As 2022 comes to a close without any progress on the electoral track and increasing scepticism about the viability of the UN-sponsored roadmap, Libya seems heading towards a new period of turmoil. Recent initiatives to resume the peace process seem only intended to preserve a stagnant status quo and throw a lifeline to discredited institutions visibly affected by a crisis of legitimacy, more than eight years after the last elections.
After taking office and meeting relevant stakeholders for the first time, the same UN Special Representative of the Secretary General Abdoulaye Bathily issued a stark warning to the UN Security Council, saying that the country is a risk of partition if the current political deadlock persists.
The resuming political polarisation has now produced two rival governments vying for power, further prolonging the interim period and deeply undermining the ceasefire agreement reached in 2020. Nonetheless, sporadic clashes for the control of Tripoli earlier this year have not pushed Libya towards a full-out war so far. The local environment seems not conducive neither to elections nor to escalation, leaving the country indefinitely suspended in a state of frozen conflict. Frictions produced by the realignment of militias after the establishment of the Government of National Stability (GNS) seems to have gradually subdued and threats from General Khalifa Haftar seem much more rhetorical exercises than hints about future military operations.
What is changing instead is the regional context around Libya, especially after the new agreements, signed between the Government of National Unity (GNU) and Turkey, have displayed in full the frail basis on which the regional détente has been built.
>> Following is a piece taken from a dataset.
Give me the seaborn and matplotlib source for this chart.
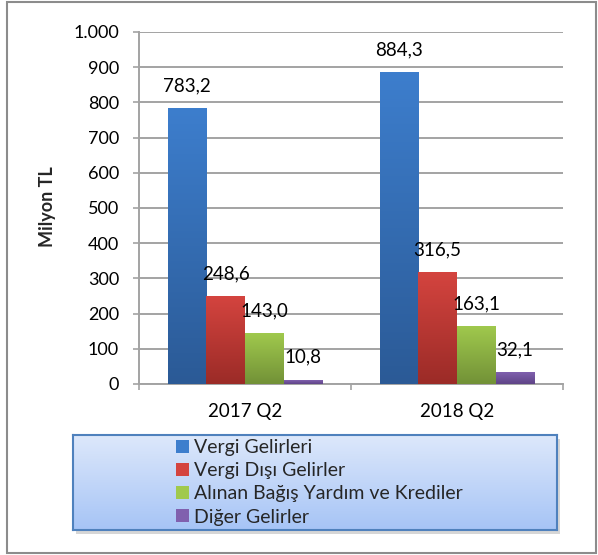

The Memoranda of Understanding (MoUs) on the cooperation in the oil and gas sectors have confirmed the full sway of Turkey in Tripolitania, with Ankara now ready to throw its weight behind a resilient GNU. Indeed, the fact that Prime Minister Abdul Hamid Dbeibah had managed to consolidate its position in the capital and its surroundings, after being challenged by his rival Fathi Bashagha, undoubtedly reinforced the impression that he was a sure bet to be shored up with further military support and possibly a new delivery of TB2 Bayraktar drones, offering Ankara a way out of the GNS-GNU conundrum.
Turkey’s energic operations in Libya have however revived the linkage between the Libyan conflict and the East Med dispute once again, triggering a chain of events that clearly shows how the zero-sum game among third parties with a stake in the Libyan conflict is still going on. Three years after the previous MoU between Tripoli and Turkey on the delimitation of their respective economic exclusive zones led to the expulsion of former Libyan ambassador and current head of the Presidency Council Mohammed Menfi from Athens, tensions escalated anew following the controversial visit of the Greek Foreign Minister Nikos Dendias to Libya in mid-November.
By refusing to disembark in Tripoli in order not to meet GNU representatives, Dendias’ selective approach created a quite unprecedented diplomatic incident, further worsened by his decision to fly to Benghazi to be greeted by eastern officials, including Haftar and the speaker of the House of Representatives Agila Saleh.
The event shows how polarisation dynamics in a sub-region like the East Med are now definitely entangled with the conflict in Libya and could deepen fissures inside a fractured country where the divide between its regions is accelerating, lacking a comprehensive political settlement.
Finally, it confirms, if needed, the existence of at least two Libyas right now, echoing a past when, under the monarchy of King Idris, the country had two capitals, Benghazi and Tripoli, albeit under a clearly federal constitution devised at that time by the UN.